To be or not to be est un chef d’œuvre de raffinement, de malice de la part de Lubitsch qui s’appuie sur le thème du déguisement, du travestissement. C’est le jeu théâtral qui dépasse le cadre de la scène pour se produire dans la vie réelle. Chacun se glisse dans la peau d’un autre jusqu’au moment où la fiction et la réalité se confonde, ou plutôt lorsque la réalité devient plus comique et loufoque qu’une pièce de théâtre.
Mais, et c’est bien là la marque de fabrique du cinéaste, le film n’est pas un simple déferlement de blague, le rythme n’y est pas aussi effréné que dans certaines comédies de Frank Capra ou d’autres avec Katharine Hepburn. Chez Lubitsch, il y a toujours une part plus ou moins importante de romantisme, de vrais sentiments amoureux qui planent sur tout le film ainsi qu’un soupçon de dramaturgie. Il garde donc un certain équilibre dans son film, l’empêchant de basculer dans l’absurde, mais maintenant au contraire cet humour raffiné et léger, mélangé à quelques séquences « sérieuses ». C’est ce qui fait la principale qualité des films de Lubitsch.

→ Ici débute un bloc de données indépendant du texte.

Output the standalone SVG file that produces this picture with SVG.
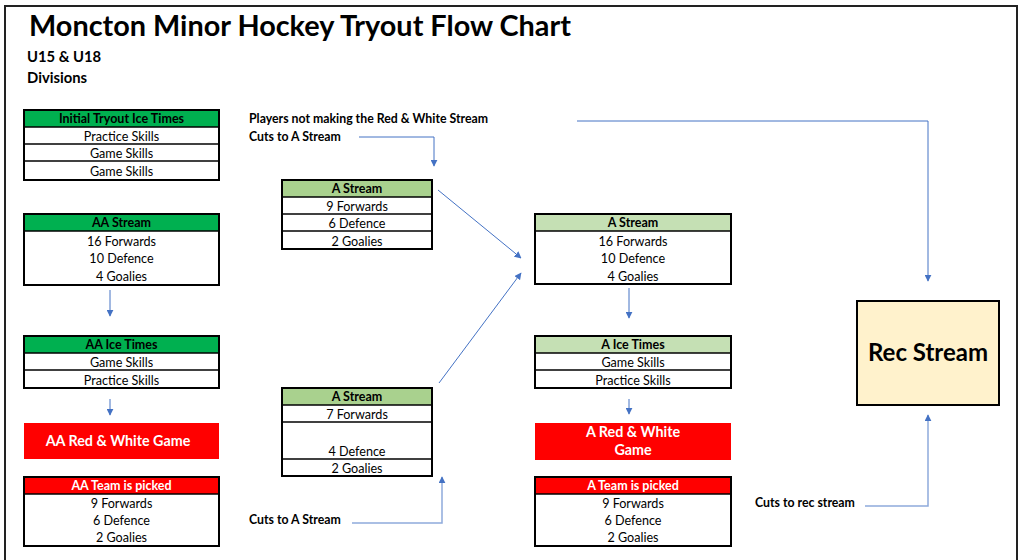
<svg xmlns="http://www.w3.org/2000/svg" width="1024" height="560" viewBox="0 0 1024 560">
<defs>
<marker id="ah" viewBox="0 0 10 10" refX="9" refY="5" markerWidth="7" markerHeight="7" markerUnits="userSpaceOnUse" orient="auto">
<path d="M0,0 L10,5 L0,10 z" fill="#4472C4"/>
</marker>
<style>
text{font-family:Lato,"Open Sans","Liberation Sans",sans-serif;}
.t{font-size:12.6px;fill:#000;text-anchor:middle;}
.h{font-size:12.5px;font-weight:bold;text-anchor:middle;}
.big{font-size:14.3px;font-weight:bold;text-anchor:middle;fill:#fff;}
.lab{font-size:12.3px;font-weight:bold;fill:#000;}
.box{fill:#fff;stroke:#000;stroke-width:2;}
.row{stroke:#000;stroke-width:1.5;}
.g1{fill:#00B050;}
.g2{fill:#A9D18E;}
.g3{fill:#C5E0B4;}
.red{fill:#FF0000;}
.c{fill:none;stroke:#4472C4;stroke-width:1;}
.cl{fill:none;stroke:#8FAADC;stroke-width:1.5;}
</style>
</defs>
<rect x="0" y="0" width="1024" height="560" fill="#fff"/>
<path d="M5,562 V6 H1017 V562" fill="none" stroke="#222" stroke-width="2"/>
<text x="29" y="36" font-size="28" font-weight="bold" textLength="542" lengthAdjust="spacingAndGlyphs">Moncton Minor Hockey Tryout Flow Chart</text>
<text x="27" y="62" font-size="14.8" font-weight="bold">U15 &amp; U18</text>
<text x="27" y="83" font-size="14.8" font-weight="bold">Divisions</text>

<g id="initial-tryout">
<rect class="box" x="24" y="110" width="195" height="70"/>
<rect class="g1" x="25" y="111" width="193" height="16"/>
<line class="row" x1="24" y1="127" x2="219" y2="127"/>
<line class="row" x1="24" y1="144" x2="219" y2="144"/>
<line class="row" x1="24" y1="161" x2="219" y2="161"/>
<text class="h" x="121.5" y="123">Initial Tryout Ice Times</text>
<text class="t" x="121.5" y="140.5">Practice Skills</text>
<text class="t" x="121.5" y="157.5">Game Skills</text>
<text class="t" x="121.5" y="175.5">Game Skills</text>
</g>

<g id="aa-stream">
<rect class="box" x="24" y="214" width="195" height="71"/>
<rect class="g1" x="25" y="215" width="193" height="16"/>
<line class="row" x1="24" y1="231" x2="219" y2="231"/>
<text class="h" x="121.5" y="227">AA Stream</text>
<text class="t" x="121.5" y="245.5">16 Forwards</text>
<text class="t" x="121.5" y="262.5">10 Defence</text>
<text class="t" x="121.5" y="280.5">4 Goalies</text>
</g>

<g id="aa-ice-times">
<rect class="box" x="24" y="336" width="195" height="52"/>
<rect class="g1" x="25" y="337" width="193" height="16"/>
<line class="row" x1="24" y1="353" x2="219" y2="353"/>
<line class="row" x1="24" y1="370" x2="219" y2="370"/>
<text class="h" x="121.5" y="349">AA Ice Times</text>
<text class="t" x="121.5" y="366.5">Game Skills</text>
<text class="t" x="121.5" y="384.5">Practice Skills</text>
</g>

<g id="aa-red-white">
<rect class="red" x="24" y="423" width="195" height="36"/>
<text class="big" x="118" y="446">AA Red &amp; White Game</text>
</g>

<g id="aa-team">
<rect class="box" x="24" y="477" width="195" height="69"/>
<rect class="red" x="25" y="478" width="193" height="16"/>
<line class="row" x1="24" y1="494" x2="219" y2="494"/>
<text class="h" x="121.5" y="490" fill="#fff">AA Team is picked</text>
<text class="t" x="121.5" y="507.5">9 Forwards</text>
<text class="t" x="121.5" y="524.5">6 Defence</text>
<text class="t" x="121.5" y="541.5">2 Goalies</text>
</g>

<g id="a-stream-top">
<rect class="box" x="282" y="180" width="150" height="69"/>
<rect class="g2" x="283" y="181" width="148" height="16"/>
<line class="row" x1="282" y1="197" x2="432" y2="197"/>
<line class="row" x1="282" y1="214" x2="432" y2="214"/>
<line class="row" x1="282" y1="231" x2="432" y2="231"/>
<text class="h" x="357" y="193">A Stream</text>
<text class="t" x="357" y="210.5">9 Forwards</text>
<text class="t" x="357" y="227.5">6 Defence</text>
<text class="t" x="357" y="245.5">2 Goalies</text>
</g>

<g id="a-stream-bottom">
<rect class="box" x="282" y="388" width="150" height="88"/>
<rect class="g2" x="283" y="389" width="148" height="16"/>
<line class="row" x1="282" y1="405" x2="432" y2="405"/>
<line class="row" x1="282" y1="422" x2="432" y2="422"/>
<line class="row" x1="282" y1="459" x2="432" y2="459"/>
<text class="h" x="357" y="401">A Stream</text>
<text class="t" x="357" y="418.5">7 Forwards</text>
<text class="t" x="357" y="455.5">4 Defence</text>
<text class="t" x="357" y="472.5">2 Goalies</text>
</g>

<g id="a-stream-main">
<rect class="box" x="535" y="214" width="196" height="70"/>
<rect class="g3" x="536" y="215" width="194" height="16"/>
<line class="row" x1="535" y1="231" x2="731" y2="231"/>
<text class="h" x="633" y="227">A Stream</text>
<text class="t" x="633" y="245.5">16 Forwards</text>
<text class="t" x="633" y="262.5">10 Defence</text>
<text class="t" x="633" y="280.5">4 Goalies</text>
</g>

<g id="a-ice-times">
<rect class="box" x="535" y="336" width="196" height="52"/>
<rect class="g3" x="536" y="337" width="194" height="16"/>
<line class="row" x1="535" y1="353" x2="731" y2="353"/>
<line class="row" x1="535" y1="370" x2="731" y2="370"/>
<text class="h" x="633" y="349">A Ice Times</text>
<text class="t" x="633" y="366.5">Game Skills</text>
<text class="t" x="633" y="384.5">Practice Skills</text>
</g>

<g id="a-red-white">
<rect class="red" x="535" y="423" width="196" height="37"/>
<text class="big" x="633" y="437">A Red &amp; White</text>
<text class="big" x="633" y="455">Game</text>
</g>

<g id="a-team">
<rect class="box" x="535" y="477" width="196" height="69"/>
<rect class="red" x="536" y="478" width="194" height="16"/>
<line class="row" x1="535" y1="494" x2="731" y2="494"/>
<text class="h" x="633" y="490" fill="#fff">A Team is picked</text>
<text class="t" x="633" y="507.5">9 Forwards</text>
<text class="t" x="633" y="524.5">6 Defence</text>
<text class="t" x="633" y="541.5">2 Goalies</text>
</g>

<g id="rec-stream">
<rect x="857" y="301" width="142" height="104" fill="#FFF2CC" stroke="#000" stroke-width="2"/>
<text x="928" y="361" font-size="24" font-weight="bold" text-anchor="middle">Rec Stream</text>
</g>

<g id="labels">
<text class="lab" x="249" y="123">Players not making the Red &amp; White Stream</text>
<text class="lab" x="249" y="141">Cuts to A Stream</text>
<text class="lab" x="249" y="524">Cuts to A Stream</text>
<text class="lab" x="755" y="507">Cuts to rec stream</text>
</g>

<g id="connectors">
<path class="c" d="M359,137 H434 V166" marker-end="url(#ah)"/>
<path class="c" d="M438,190 L521,258" marker-end="url(#ah)"/>
<path class="c" d="M439,383 L521,273" marker-end="url(#ah)"/>
<path class="c" d="M577,121 H928 V281" marker-end="url(#ah)"/>
<path class="c" d="M110,290 V316" marker-end="url(#ah)"/>
<path class="c" d="M110,399 V415" marker-end="url(#ah)"/>
<path class="c" d="M629,288 V318" marker-end="url(#ah)"/>
<path class="c" d="M629,399 V414" marker-end="url(#ah)"/>
<path class="cl" d="M352,523 H442 V477" marker-end="url(#ah)"/>
<path class="cl" d="M865,506 H928 V415" marker-end="url(#ah)"/>
</g>
</svg>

To be or not to be possède ce savant mélange et ne perd donc jamais en crédibilité. Jusqu’au bout le spectateur suivra les folles tribulations de cette troupe de théâtre polonaise qui lutte tout de même contre l’oppresseur nazi. Car si Lubitsch parodie les nazis et Hitler, il s’en moque à la façon d’un Chaplin dans Le dictateur mais sans jamais oublier la tragédie qu’on connut les polonais.

La « Lubitsch’s touch », c’est alors cela, savoir contourner la censure, savoir faire rire le public de ses propres travers. C’est jouer finement pour se permettre de dire avec délicatesse ce qui ne tourne pas rond sur notre chère planète. Mais c’est aussi laisser une place au romantisme, aux beaux sentiments.

Ernst Lubitsch est décédé en 1948 d’une crise cardiaque un an après avoir reçu un Oscar d’honneur pour l’ensemble de sa carrière. Son dernier film, La dame au manteau d’hermine, sera achevé par Otto Preminger.